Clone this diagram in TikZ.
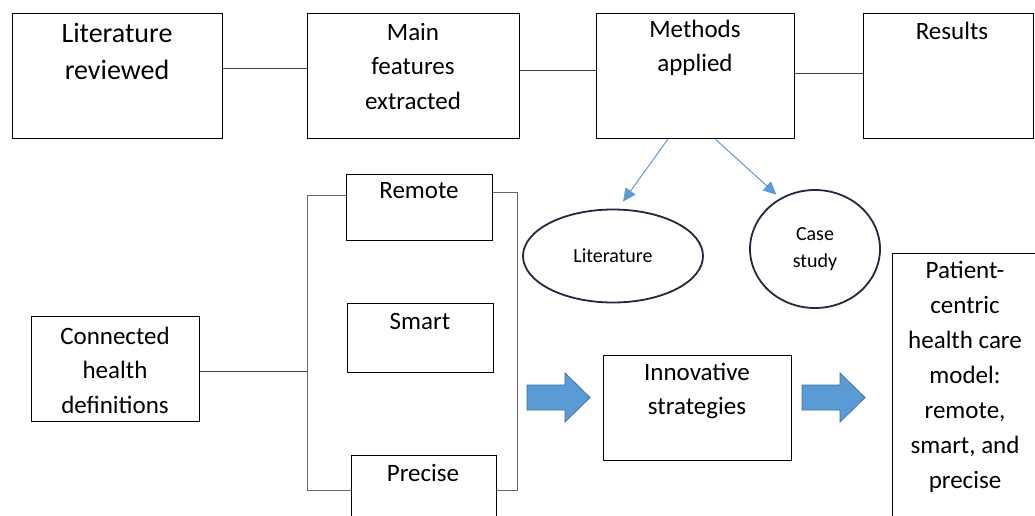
\documentclass[tikz,border=0pt]{standalone}
\usepackage{fontspec}
\setmainfont{Carlito}
\usetikzlibrary{arrows.meta,shapes.geometric}

\definecolor{arrowblue}{HTML}{5B9BD5}
\definecolor{arrowedge}{HTML}{41719C}
\definecolor{ovalline}{HTML}{1F2A3C}

\tikzset{
  box/.style={draw=black,line width=1.4pt,anchor=north west,inner sep=0pt},
  lbl/.style={align=center,inner sep=0pt,font=\fontsize{25}{34.5}\selectfont},
  link/.style={draw=black!75,line width=1pt},
  bracket/.style={draw=black!60,line width=1pt},
  oval/.style={ellipse,draw=ovalline,line width=1.8pt,inner sep=0pt,align=center,font=\fontsize{20}{27}\selectfont},
  thinarrow/.style={draw=arrowblue,line width=1pt,-{Triangle[length=13pt,width=12pt]}},
  blockarrow/.style={fill=arrowblue,draw=arrowedge,line width=0.8pt}
}

\begin{document}
\begin{tikzpicture}[x=1pt,y=-1pt]

        % Canvas
        \useasboundingbox (0,0) rectangle (1035,515);
        \fill[white] (0,0) rectangle (1035,515);
        \clip (0,0) rectangle (1035,515);

        % Top row
        \node[box,minimum width=210pt,minimum height=125pt] (lit) at (12,13) {};
        \node[box,minimum width=212pt,minimum height=125pt] (main) at (307,13) {};
        \node[box,minimum width=198pt,minimum height=125pt] (meth) at (596,13) {};
        \node[box,minimum width=170pt,minimum height=125pt] (res) at (863,13) {};

        \node[lbl,font=\fontsize{28}{37}\selectfont] (lit-t) at (117,51) {Literature\\reviewed};
        \node[lbl] (main-t) at (413,66) {Main\\features\\extracted};
        \node[lbl] (meth-t) at (695,48) {Methods\\applied};
        \node[lbl] (res-t) at (952,31) {Results};

        \draw[link] ([yshift=7.5pt]lit.east) -- ([yshift=7.5pt]lit.east -| main.west);
        \draw[link] ([yshift=5.5pt]main.east) -- ([yshift=5.5pt]main.east -| meth.west);
        \draw[link] ([yshift=2.5pt]meth.east) -- ([yshift=2.5pt]meth.east -| res.west);

        % Methods: literature and case study
        \node[oval,minimum width=180pt,minimum height=93pt] (lite) at (613,256) {Literature};
        \node[oval,minimum width=130pt,minimum height=118pt] (case) at (815,249) {Case\\study};

        \draw[thinarrow] ([xshift=-28pt]meth.south) -- ([xshift=10pt,yshift=7pt]lite.north);
        \draw[thinarrow] ([xshift=20pt]meth.south) -- ([xshift=8pt,yshift=12pt]case.north west);

        % Definitions and the three branches
        \node[box,minimum width=168pt,minimum height=105pt] (conn) at (31,316) {};
        \node[lbl] (conn-t) at (115,370) {Connected\\health\\definitions};

        \node[box,minimum width=146pt,minimum height=66pt] (remote) at (346,174) {};
        \node[box,minimum width=146pt,minimum height=69pt] (smart) at (347,303) {};
        \node[box,minimum width=145pt,minimum height=80pt] (precise) at (351,455) {};
        \node[lbl] (remote-t) at (419,191) {Remote};
        \node[lbl] (smart-t) at (420,321) {Smart};
        \node[lbl] (precise-t) at (423,473) {Precise};

        \coordinate (rem-l) at ([yshift=-21pt]remote.north west);
        \coordinate (rem-r) at ([yshift=-18pt]remote.north east);
        \coordinate (pre-l) at ([yshift=-35pt]precise.north west);
        \coordinate (pre-r) at ([yshift=-35pt]precise.north east);

        \draw[link] ([yshift=-2pt]conn.east) -- ++(108,0);
        \draw[bracket] (rem-l) -- ++(-39,0) |- (pre-l);
        \draw[bracket] (rem-r) -- ++(24,0) |- (pre-r);

        % Strategies and model
        \node[box,minimum width=188pt,minimum height=105pt] (innov) at (603,355) {};
        \node[lbl] (innov-t) at (697,391) {Innovative\\strategies};

        \node[box,minimum width=160pt,minimum height=290pt] (patient) at (892,253) {};
        \node[lbl,font=\fontsize{25}{35}\selectfont] (patient-t) at (965,377)
            {Patient-\\centric\\health care\\model:\\remote,\\smart, and\\precise};

        % Block arrows
        \filldraw[blockarrow] (527,385) -- (565,385) -- (565,373) -- (590,397.5)
            -- (565,422) -- (565,410) -- (527,410) -- cycle;
        \filldraw[blockarrow] (802,385) -- (840,385) -- (840,373) -- (865,397.5)
            -- (840,422) -- (840,410) -- (802,410) -- cycle;

\end{tikzpicture}
\end{document}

■ **YOUR TASK**
Without including any pictures, reproduce the listing exactly.

■ **SOLUTION TO THIS PROBLEM**
Clone this diagram in TikZ.
\documentclass[tikz,border=0pt]{standalone}
\usepackage{fontspec}
\setmainfont{Carlito}
\usetikzlibrary{arrows.meta,shapes.geometric}

\definecolor{arrowblue}{HTML}{5B9BD5}
\definecolor{arrowedge}{HTML}{41719C}
\definecolor{ovalline}{HTML}{1F2A3C}

\tikzset{
  box/.style={draw=black,line width=1.4pt,anchor=north west,inner sep=0pt},
  lbl/.style={align=center,inner sep=0pt,font=\fontsize{25}{34.5}\selectfont},
  link/.style={draw=black!75,line width=1pt},
  bracket/.style={draw=black!60,line width=1pt},
  oval/.style={ellipse,draw=ovalline,line width=1.8pt,inner sep=0pt,align=center,font=\fontsize{20}{27}\selectfont},
  thinarrow/.style={draw=arrowblue,line width=1pt,-{Triangle[length=13pt,width=12pt]}},
  blockarrow/.style={fill=arrowblue,draw=arrowedge,line width=0.8pt}
}

\begin{document}
\begin{tikzpicture}[x=1pt,y=-1pt]

        % Canvas
        \useasboundingbox (0,0) rectangle (1035,515);
        \fill[white] (0,0) rectangle (1035,515);
        \clip (0,0) rectangle (1035,515);

        % Top row
        \node[box,minimum width=210pt,minimum height=125pt] (lit) at (12,13) {};
        \node[box,minimum width=212pt,minimum height=125pt] (main) at (307,13) {};
        \node[box,minimum width=198pt,minimum height=125pt] (meth) at (596,13) {};
        \node[box,minimum width=170pt,minimum height=125pt] (res) at (863,13) {};

        \node[lbl,font=\fontsize{28}{37}\selectfont] (lit-t) at (117,51) {Literature\\reviewed};
        \node[lbl] (main-t) at (413,66) {Main\\features\\extracted};
        \node[lbl] (meth-t) at (695,48) {Methods\\applied};
        \node[lbl] (res-t) at (952,31) {Results};

        \draw[link] ([yshift=7.5pt]lit.east) -- ([yshift=7.5pt]lit.east -| main.west);
        \draw[link] ([yshift=5.5pt]main.east) -- ([yshift=5.5pt]main.east -| meth.west);
        \draw[link] ([yshift=2.5pt]meth.east) -- ([yshift=2.5pt]meth.east -| res.west);

        % Methods: literature and case study
        \node[oval,minimum width=180pt,minimum height=93pt] (lite) at (613,256) {Literature};
        \node[oval,minimum width=130pt,minimum height=118pt] (case) at (815,249) {Case\\study};

        \draw[thinarrow] ([xshift=-28pt]meth.south) -- ([xshift=10pt,yshift=7pt]lite.north);
        \draw[thinarrow] ([xshift=20pt]meth.south) -- ([xshift=8pt,yshift=12pt]case.north west);

        % Definitions and the three branches
        \node[box,minimum width=168pt,minimum height=105pt] (conn) at (31,316) {};
        \node[lbl] (conn-t) at (115,370) {Connected\\health\\definitions};

        \node[box,minimum width=146pt,minimum height=66pt] (remote) at (346,174) {};
        \node[box,minimum width=146pt,minimum height=69pt] (smart) at (347,303) {};
        \node[box,minimum width=145pt,minimum height=80pt] (precise) at (351,455) {};
        \node[lbl] (remote-t) at (419,191) {Remote};
        \node[lbl] (smart-t) at (420,321) {Smart};
        \node[lbl] (precise-t) at (423,473) {Precise};

        \coordinate (rem-l) at ([yshift=-21pt]remote.north west);
        \coordinate (rem-r) at ([yshift=-18pt]remote.north east);
        \coordinate (pre-l) at ([yshift=-35pt]precise.north west);
        \coordinate (pre-r) at ([yshift=-35pt]precise.north east);

        \draw[link] ([yshift=-2pt]conn.east) -- ++(108,0);
        \draw[bracket] (rem-l) -- ++(-39,0) |- (pre-l);
        \draw[bracket] (rem-r) -- ++(24,0) |- (pre-r);

        % Strategies and model
        \node[box,minimum width=188pt,minimum height=105pt] (innov) at (603,355) {};
        \node[lbl] (innov-t) at (697,391) {Innovative\\strategies};

        \node[box,minimum width=160pt,minimum height=290pt] (patient) at (892,253) {};
        \node[lbl,font=\fontsize{25}{35}\selectfont] (patient-t) at (965,377)
            {Patient-\\centric\\health care\\model:\\remote,\\smart, and\\precise};

        % Block arrows
        \filldraw[blockarrow] (527,385) -- (565,385) -- (565,373) -- (590,397.5)
            -- (565,422) -- (565,410) -- (527,410) -- cycle;
        \filldraw[blockarrow] (802,385) -- (840,385) -- (840,373) -- (865,397.5)
            -- (840,422) -- (840,410) -- (802,410) -- cycle;

\end{tikzpicture}
\end{document}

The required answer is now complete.